(Records with drawing code)
***

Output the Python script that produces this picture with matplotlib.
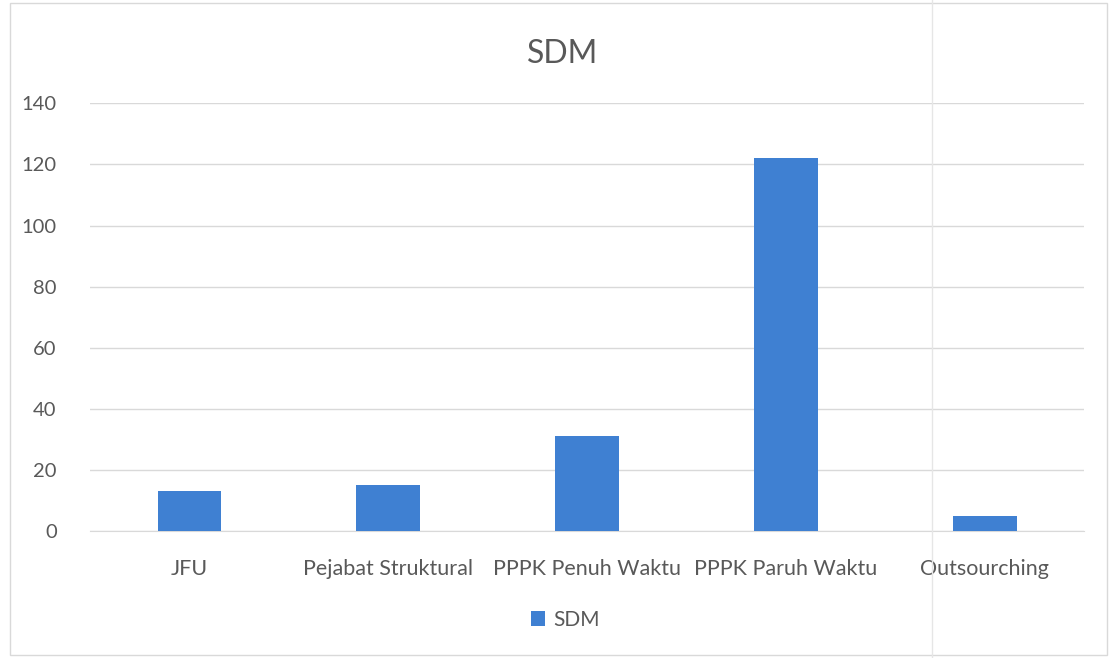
import matplotlib.pyplot as plt

kategori = ["JFU", "Pejabat Struktural", "PPPK Penuh Waktu", "PPPK Paruh Waktu", "Outsourching"]
jumlah = [13, 15, 31, 122, 5]
yticks = [0, 20, 40, 60, 80, 100, 120, 140]

plt.rcParams['font.family'] = ['Lato', 'DejaVu Sans']
warna_teks = '#595959'

fig = plt.figure(figsize=(11.11, 6.58), dpi=100)
ax = fig.add_axes([0.081, 0.193, 0.895, 0.650])

x = range(len(kategori))
ax.bar(x, jumlah, width=0.32, color='#3f80d2', label='SDM', zorder=3)

ax.set_xlim(-0.5, len(kategori) - 0.5)
ax.set_ylim(0, 140)
ax.set_yticks(yticks)
ax.set_xticks(list(x))
ax.set_xticklabels(kategori)
ax.tick_params(axis='both', length=0, colors=warna_teks)
ax.tick_params(axis='x', pad=20, labelsize=15.5)
ax.tick_params(axis='y', pad=24, labelsize=14.5)
ax.grid(axis='y', color='#d9d9d9', linewidth=1, zorder=0)
for s in ['top', 'right', 'left']:
    ax.spines[s].set_visible(False)
ax.spines['bottom'].set_color('#d9d9d9')

fig.text(0.506, 0.918, "SDM", ha='center', va='center', fontsize=23, color=warna_teks)
ax.legend(loc='center', bbox_to_anchor=(0.478, -0.208), frameon=False,
          fontsize=15, handlelength=0.7, handleheight=0.7, labelcolor=warna_teks,
          handletextpad=0.4)

# garis tepi chart
fig.patches.append(plt.Rectangle((0.009, 0.004), 0.987, 0.992, transform=fig.transFigure,
                                 fill=False, edgecolor='#d9d9d9', linewidth=1))
# garis lipatan hasil scan
fig.add_artist(plt.Line2D([0.839, 0.839], [0, 1], transform=fig.transFigure,
                          color='#e6e6e6', linewidth=1))

fig.savefig("out.png", dpi=100)
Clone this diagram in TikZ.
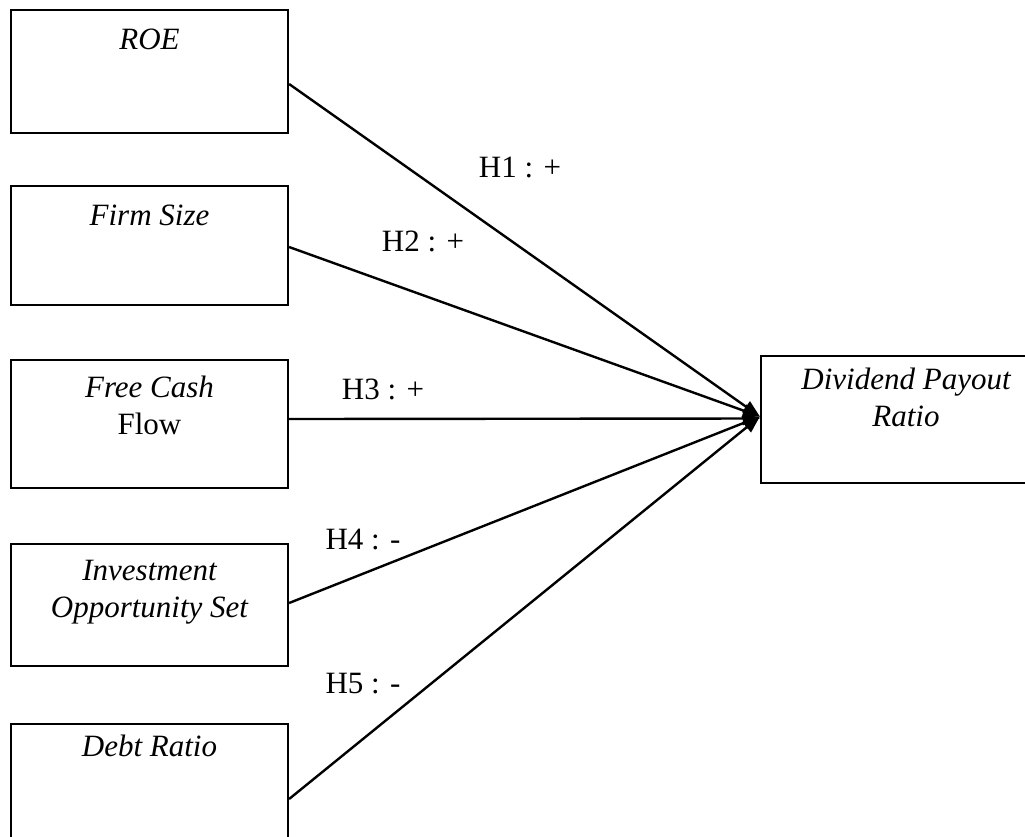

***

* _The task_
Every record above must be given again exactly; drop the pictures.

* _Answer below_
Output the Python script that produces this picture with matplotlib.
import matplotlib.pyplot as plt

kategori = ["JFU", "Pejabat Struktural", "PPPK Penuh Waktu", "PPPK Paruh Waktu", "Outsourching"]
jumlah = [13, 15, 31, 122, 5]
yticks = [0, 20, 40, 60, 80, 100, 120, 140]

plt.rcParams['font.family'] = ['Lato', 'DejaVu Sans']
warna_teks = '#595959'

fig = plt.figure(figsize=(11.11, 6.58), dpi=100)
ax = fig.add_axes([0.081, 0.193, 0.895, 0.650])

x = range(len(kategori))
ax.bar(x, jumlah, width=0.32, color='#3f80d2', label='SDM', zorder=3)

ax.set_xlim(-0.5, len(kategori) - 0.5)
ax.set_ylim(0, 140)
ax.set_yticks(yticks)
ax.set_xticks(list(x))
ax.set_xticklabels(kategori)
ax.tick_params(axis='both', length=0, colors=warna_teks)
ax.tick_params(axis='x', pad=20, labelsize=15.5)
ax.tick_params(axis='y', pad=24, labelsize=14.5)
ax.grid(axis='y', color='#d9d9d9', linewidth=1, zorder=0)
for s in ['top', 'right', 'left']:
    ax.spines[s].set_visible(False)
ax.spines['bottom'].set_color('#d9d9d9')

fig.text(0.506, 0.918, "SDM", ha='center', va='center', fontsize=23, color=warna_teks)
ax.legend(loc='center', bbox_to_anchor=(0.478, -0.208), frameon=False,
          fontsize=15, handlelength=0.7, handleheight=0.7, labelcolor=warna_teks,
          handletextpad=0.4)

# garis tepi chart
fig.patches.append(plt.Rectangle((0.009, 0.004), 0.987, 0.992, transform=fig.transFigure,
                                 fill=False, edgecolor='#d9d9d9', linewidth=1))
# garis lipatan hasil scan
fig.add_artist(plt.Line2D([0.839, 0.839], [0, 1], transform=fig.transFigure,
                          color='#e6e6e6', linewidth=1))

fig.savefig("out.png", dpi=100)
Clone this diagram in TikZ.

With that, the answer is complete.